Chrousos [19] suggests that symptoms in pain and fatigue syndromes (as fibromyalgia and CFS) could be due to unbalance between the immune reactions and the stress response, resulting in a “sickness syndrome” with fatigue, depression, social withdrawal, hyperalgesia, and “sickness behavior”.

In this pilot study, the mean diurnal cortisol curve in the end of the rehabilitation program, on day 22, shows a CAR close to previously reported normal value for CAR, 51% rise in cortisol in the first 30 minutes, as described by Pruessner et al. [3] and Wust et al. [27]. In contrast, a 186% rise in cortisol (CAR) was observed on the second day of the stay (Figure 1), which indicates a more dysregulated HPA axis function. Although not statistically significant it may be speculated that this change in the morning CAR could be related to the intervention. The lack of statistical significance could be due to the small number of participants in this pilot study, and the results could come out differently in a larger patient group.

It remains to be further explored in an extended study with a greater number of patients if a high CAR in a patient group like this is common in the start of rehabilitation, possibly due to high stress load and if a more normal value will be found after the rehabilitation program. If significant results are found, it could indicate an effect of the rehabilitation intervention on HPA axis regulation, cortisol diurnal curve, and morning rise in cortisol (CAR).

An extended study could possibly contribute to a better understanding of the pathophysiology of complex and stress related disease as here addressed. In an extended study with a greater number of patients, it would be of importance to supply the study with measure of the diurnal cortisol rhythm some days or a week before arrival to the clinic, to avoid the possible confounding effect of HPA axis activation shortly after arrival. A control group with cortisol measures a few days before and after a 4-week vacation could be of interest, to compare cortisol rhythm in the patient group, with a group from the working population, and to compare effect of the rehabilitation program with a possible effect of ordinary vacation.

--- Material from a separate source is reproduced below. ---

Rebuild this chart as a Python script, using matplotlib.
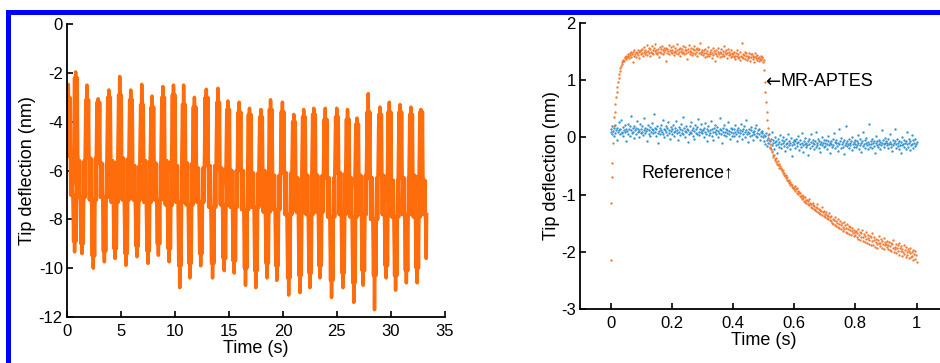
import numpy as np
import matplotlib.pyplot as plt
from matplotlib.patches import Rectangle

# ---- left panel: oscillating tip deflection, one entry per cycle ----
peak_t = [0.12, 0.8, 1.85, 2.88, 3.87, 4.88, 5.9, 6.92, 7.88, 8.88, 9.86, 10.8,
          11.8, 12.9, 13.98, 14.9, 15.95, 16.9, 17.95, 18.85, 19.95, 21.0, 21.92,
          22.85, 23.92, 24.98, 25.98, 26.85, 27.9, 28.98, 29.85, 30.85, 31.85, 32.78]
peak_v = [-2.47, -1.96, -2.5, -3.06, -2.7, -2.15, -2.7, -2.47, -2.95, -2.56, -2.5, -2.5,
          -3.0, -2.67, -2.63, -3.15, -3.2, -3.45, -3.5, -3.1, -3.2, -3.7, -3.5,
          -3.45, -3.45, -3.45, -3.5, -3.85, -2.85, -3.4, -3.2, -3.3, -3.4, -3.5]
peak2_v = [-3.0, -2.2, -3.1, -3.2, -3.0, -2.9, -3.1, -3.3, -3.4, -3.0, -2.9, -3.3,
           -3.4, -3.0, -3.2, -3.5, -3.6, -3.7, -3.8, -3.5, -3.6, -4.0, -3.8,
           -3.7, -3.9, -3.8, -3.9, -4.1, -3.6, -3.7, -3.6, -3.6, -3.7, -3.6]
trough_v = [-9.33, -9.4, -10.0, -9.74, -9.6, -9.88, -9.53, -9.8, -9.47, -9.74, -10.8, -10.4,
            -9.9, -10.4, -10.1, -10.2, -10.7, -10.8, -10.4, -10.5, -11.1, -11.0, -10.8,
            -10.4, -11.2, -10.8, -11.4, -10.7, -11.7, -10.4, -10.9, -10.6, -10.6, -10.0]
trough2_v = [-8.9, -9.0, -9.5, -9.3, -9.2, -9.4, -9.1, -9.3, -9.0, -9.2, -9.9, -9.8,
             -9.4, -9.8, -9.6, -9.7, -10.0, -10.1, -9.8, -9.9, -10.4, -10.3, -10.2,
             -9.9, -10.5, -10.2, -10.6, -10.1, -10.3, -9.9, -10.3, -10.1, -10.0, -9.6]
band_hi = [-5.4, -5.6, -5.5, -5.7, -5.6, -5.5, -5.8, -5.6, -5.7, -5.6, -5.8, -5.7,
           -5.9, -5.8, -5.9, -6.0, -6.0, -6.1, -6.0, -6.2, -6.1, -6.3, -6.2,
           -6.2, -6.3, -6.1, -6.3, -6.2, -6.3, -6.2, -6.4, -6.3, -6.2, -6.4]
band_lo = [-7.0, -7.1, -7.2, -7.1, -7.3, -7.2, -7.2, -7.3, -7.2, -7.4, -7.3, -7.4,
           -7.3, -7.5, -7.4, -7.5, -7.6, -7.5, -7.7, -7.6, -7.8, -7.7, -7.8,
           -7.7, -7.9, -7.8, -7.9, -7.8, -8.0, -7.8, -7.9, -7.8, -7.9, -7.8]

# ---- right panel: step responses, sampled every 2 ms from 0 to 1 s (values in 1/100 nm) ----
step_t = np.arange(501) * 0.002
mr_aptes = [
    -214, -115, -69, -45, -10, 20, 35, 45, 58, 70, 80, 88, 96, 103, 110, 116, 121, 125, 129, 131, 134, 136, 133, 139, 141,
    137, 143, 140, 146, 142, 139, 148, 144, 150, 141, 146, 131, 149, 143, 152, 145, 140, 150, 147, 153, 144, 149, 138, 151, 146,
    152, 147, 155, 143, 150, 158, 146, 153, 149, 161, 144, 151, 156, 148, 142, 154, 150, 159, 147, 152, 145, 157, 151, 164, 148,
    153, 146, 155, 150, 141, 158, 149, 154, 147, 160, 152, 145, 156, 150, 153, 134, 157, 148, 155, 151, 162, 146, 152, 158, 149,
    153, 147, 159, 150, 144, 156, 151, 148, 163, 152, 146, 155, 149, 157, 143, 151, 154, 148, 160, 150, 145, 153, 158, 147, 152,
    137, 155, 149, 161, 146, 151, 156, 150, 144, 154, 148, 159, 152, 146, 155, 150, 157, 143, 152, 148, 154, 165, 149, 145, 153,
    149, 144, 152, 147, 141, 155, 148, 143, 151, 146, 158, 142, 150, 145, 153, 139, 148, 156, 144, 151, 147, 133, 153, 146, 142,
    150, 157, 145, 149, 140, 154, 147, 143, 151, 146, 159, 142, 149, 145, 152, 138, 147, 155, 144, 150, 146, 141, 153, 148, 143,
    146, 140, 150, 143, 137, 148, 142, 153, 139, 145, 141, 136, 149, 143, 165, 140, 146, 138, 144, 150, 137, 142, 147, 135, 143,
    139, 148, 141, 134, 145, 140, 146, 137, 143, 131, 141, 147, 138, 142, 136, 144, 139, 133, 141, 137, 143, 135, 140, 138, 132,
    136, 118, 97, 80, 62, 45, 30, 16, 4, -5, -12, -17, -21, -26, -24, -31, -34, -30, -37, -40, -36, -43, -46, -41, -49,
    -47, -53, -50, -56, -54, -59, -62, -57, -65, -63, -68, -71, -66, -74, -70, -77, -75, -80, -78, -83, -81, -86, -84, -89, -87,
    -90, -85, -94, -91, -88, -97, -93, -99, -95, -102, -98, -105, -100, -108, -103, -106, -111, -104, -113, -109, -115, -110, -117, -112, -108,
    -119, -114, -121, -116, -123, -118, -114, -125, -120, -127, -122, -129, -124, -117, -130, -126, -132, -127, -134, -129, -122, -135, -131, -137, -128,
    -134, -139, -130, -141, -136, -143, -138, -132, -145, -140, -147, -137, -149, -143, -151, -145, -139, -153, -147, -155, -149, -142, -157, -151, -159,
    -146, -154, -161, -150, -163, -156, -148, -160, -153, -165, -158, -152, -167, -160, -155, -169, -162, -157, -171, -164, -159, -168, -173, -162, -166,
    -170, -163, -174, -167, -160, -177, -171, -165, -179, -168, -174, -162, -181, -175, -169, -183, -172, -178, -166, -184, -176, -171, -186, -179, -173,
    -188, -175, -182, -168, -189, -180, -174, -191, -183, -177, -186, -193, -179, -184, -172, -190, -185, -178, -194, -181, -187, -176, -195, -183, -189,
    -186, -192, -181, -195, -188, -183, -197, -190, -185, -199, -186, -193, -180, -201, -191, -196, -187, -203, -194, -189, -198, -184, -205, -193, -199,
    -190, -207, -195, -201, -188, -204, -197, -209, -192, -200, -206, -196, -211, -199, -203, -193, -210, -201, -207, -197, -214, -204, -199, -212, -206,
    -218]
reference = [
    10, 14, 6, 19, 11, 3, 16, 22, 8, 13, -4, 17, 9, 26, 12, 5, 15, 31, 10, 7, 18, 2, 13, 21, 9,
    15, -7, 11, 24, 6, 14, 19, 3, 12, 37, 8, 16, 10, -1, 20, 13, 5, 17, 28, 9, 14, 0, 11, 23, 7,
    15, 9, 19, 4, 12, 33, 8, 16, 11, -6, 14, 21, 6, 13, 18, 2, 10, 25, 15, 7, 12, 40, 9, 17, 3,
    14, 20, 8, -9, 11, 16, 5, 22, 13, 9, 30, 6, 15, 1, 12, 19, 10, 4, 17, 27, 8, 13, -3, 11, 18,
    6, 14, 21, 9, 2, 16, 11, 29, 7, 13, -5, 18, 10, 4, 15, 24, 8, 12, 35, 6, 17, 1, 11, 20, 9,
    14, -8, 12, 5, 19, 10, 26, 7, 13, 3, 16, 11, -2, 21, 8, 14, 6, 18, 32, 10, 4, 15, 9, 23, 12,
    7, 13, 1, 17, 10, 25, 6, 14, -7, 11, 19, 4, 12, 8, 28, 15, 3, 10, -4, 16, 9, 21, 5, 13, 18,
    0, 11, 7, 33, 14, 6, 12, -10, 9, 17, 4, 22, 10, 15, 2, 13, 8, 26, 6, 11, -3, 16, 9, 3, 14,
    8, 2, 15, 10, 21, 5, 12, -6, 9, 17, 3, 13, 7, 24, 11, -2, 14, 6, 19, 9, 1, 12, 30, 5, 10,
    -8, 15, 7, 3, 13, 18, 4, 9, -4, 11, 6, 16, 2, 22, 8, 0, 12, 5, 14, -5, 9, 3, 11, 7, 1,
    4, -6, 2, -12, 7, -4, -15, -1, -9, 5, -18, -7, -3, -13, 9, -10, -5, -21, -8, 1, -14, -6, -28, -11, -2,
    -16, -8, 4, -12, -19, -5, -10, 0, -15, -7, -24, -11, -3, -17, -9, 6, -13, -6, -20, -10, -1, -14, -32, -8, -4,
    -12, -7, -18, -2, -10, -15, 3, -8, -22, -12, -5, -16, 8, -9, -13, -26, -6, -11, -1, -17, -9, -14, -30, -7, -3,
    -12, -19, -8, 5, -15, -10, -4, -21, -11, -7, -16, 10, -9, -13, -2, -18, -6, -25, -11, -8, -14, 0, -10, -17, -5,
    -9, -15, -4, -12, -20, -7, 2, -14, -10, -27, -6, -11, -17, -3, -13, 7, -8, -19, -10, -5, -15, -23, -9, 14, -12,
    -6, -18, -1, -11, -16, -8, -29, -4, -13, -9, 20, -15, -7, -11, -3, -18, -10, -14, -6, -22, 1, -12, -8, -16, -4,
    -11, -17, -6, -13, 4, -9, -20, -14, -3, -10, -25, -7, -15, 9, -12, -5, -18, -9, -1, -14, -21, -8, -11, 24, -16,
    -6, -12, -2, -19, -10, -7, -15, -28, -9, 3, -13, -6, -17, -11, -4, -20, -8, -14, 12, -10, -5, -16, -12, -1, -9,
    -6, -14, -10, -19, -3, -12, -8, 6, -16, -11, -24, -5, -13, -9, 15, -7, -18, -12, -2, -15, -10, -21, -6, -13, -27,
    -8, 1, -14, -11, -4, -17, -9, -20, -6, 10, -12, -16, -3, -10, -22, -7, -13, 4, -11, -18, -5, -9, -15, -2, -12,
    -8]

ORANGE = '#ff6c0c'
ORANGE_DOT = '#f27a32'
BLUE_DOT = '#3593cf'

plt.rcParams['font.family'] = ['Liberation Sans', 'DejaVu Sans']
plt.rcParams['axes.unicode_minus'] = False


def matlab_axes(ax):
    ax.spines['top'].set_visible(False)
    ax.spines['right'].set_visible(False)
    ax.spines['left'].set_linewidth(1.3)
    ax.spines['bottom'].set_linewidth(1.3)
    ax.tick_params(direction='in', length=4, width=1.2, labelsize=12)
    ax.tick_params(axis='x', pad=5)
    ax.tick_params(axis='y', pad=3)


# build the left trace: each cycle is a wide burst up to the peaks, fast wiggles through the
# middle band, then a wide burst down to the troughs
seg = [(0.0, band_hi[0])]
for k, pt in enumerate(peak_t):
    hi, lo = band_hi[k], band_lo[k]
    tt = pt + 0.55
    seg += [(pt - 0.18, hi), (pt - 0.1, peak2_v[k]), (pt - 0.05, hi), (pt, peak_v[k]),
            (pt + 0.08, hi), (pt + 0.14, peak2_v[k]), (pt + 0.22, lo),
            (pt + 0.25, hi), (pt + 0.28, lo), (pt + 0.31, hi), (pt + 0.34, lo),
            (pt + 0.37, hi), (pt + 0.4, lo),
            (tt - 0.13, lo), (tt - 0.06, trough2_v[k]), (tt - 0.02, lo), (tt + 0.03, trough_v[k]),
            (tt + 0.1, lo), (tt + 0.15, trough2_v[k]), (tt + 0.23, hi),
            (tt + 0.26, lo), (tt + 0.29, hi), (tt + 0.32, lo)]
seg = [p for p in seg if p[0] <= 33.35]
lt = [p[0] for p in seg]
lv = [p[1] for p in seg]

fig = plt.figure(figsize=(9.4, 3.63), dpi=100)

ax1 = fig.add_axes([0.0713, 0.1267, 0.402, 0.807])
ax1.plot(lt, lv, color=ORANGE, lw=2.5)
ax1.set_xlim(0, 35)
ax1.set_ylim(-12, 0)
ax1.set_xticks(range(0, 36, 5))
ax1.set_yticks(range(-12, 1, 2))
ax1.set_xlabel('Time (s)', fontsize=13, labelpad=1)
ax1.set_ylabel('Tip deflection (nm)', fontsize=13, labelpad=2)
matlab_axes(ax1)

ax2 = fig.add_axes([0.617, 0.1488, 0.3906, 0.788])
ax2.plot(step_t, np.array(reference) / 100, '.', color=BLUE_DOT, ms=3.4, mew=0)
ax2.plot(step_t, np.array(mr_aptes) / 100, '.', color=ORANGE_DOT, ms=3.4, mew=0)
ax2.set_xlim(-0.1, 1.1)
ax2.set_ylim(-3, 2)
ax2.set_xticks([0, 0.2, 0.4, 0.6, 0.8, 1])
ax2.set_xticklabels(['0', '0.2', '0.4', '0.6', '0.8', '1'])
ax2.set_yticks(range(-3, 3))
ax2.set_xlabel('Time (s)', fontsize=13, labelpad=1)
ax2.set_ylabel('Tip deflection (nm)', fontsize=13, labelpad=1)
ax2.text(0.505, 0.97, '\u2190', fontsize=13, va='center', ha='left', family='DejaVu Sans')
ax2.annotate('MR-APTES', xy=(0.505, 0.97), xytext=(11, 0), textcoords='offset points',
             fontsize=13, va='center', ha='left')
ax2.text(0.1, -0.62, 'Reference\u2191', fontsize=13, va='center', ha='left')
matlab_axes(ax2)

# blue frame along the top and left edges
fig.add_artist(Rectangle((6 / 940, (363 - 15) / 363), 1, 5 / 363,
                         transform=fig.transFigure, color='#0000ff', lw=0))
fig.add_artist(Rectangle((6 / 940, 0), 5 / 940, (363 - 10) / 363,
                         transform=fig.transFigure, color='#0000ff', lw=0))

fig.savefig('out.png', dpi=100)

This study shows that it is fully possible to conduct a clinical study including cortisol measures in a rehabilitation clinic, even in a distant area. If change in cortisol morning rise (CAR) may be a useful parameter for effect of intervention in a rehabilitation clinic, remains to be tested in a larger population.

Conflict of Interests

The first author was employed at The Occupational Rehabilitation Centre in Rauland (AiR) as a chief physician at the time of the study.


This study was funded by means from The Occupational Rehabilitation Centre in Rauland (AiR), including wedges to the author and laboratory costs. The National Centre for Occupational Rehabilitation, a part of the Centre, contributed with costs to the research collaboration with Uni Helse Bergen.


Thanks are due to Holger Ursin, Uni Helse Bergen, for supporting the first idea to this study and thereby making it possible to be carried out. Thanks are due to Anette Harris, Uni Helse Bergen, for great help and support in planning the study and the design, with practical advice and statistical analysis. Thanks are due to the staff at the National Research Centre for the Working Environment, Copenhagen, Denmark, who has been responsible for chemical analysis of cortisol in saliva. Thanks are due to leaders and members of the staff at The Occupational Rehabilitation Centre in Rauland for their support to make this study possible. Thanks are due to Dag Bruusgaard and Bård Natvig, University of Oslo, who read an earlier version of this paper and encouraged our attempts to have it published. At last, thanks are due to patients at the rehabilitation centre for dedicated participation and for making it all right.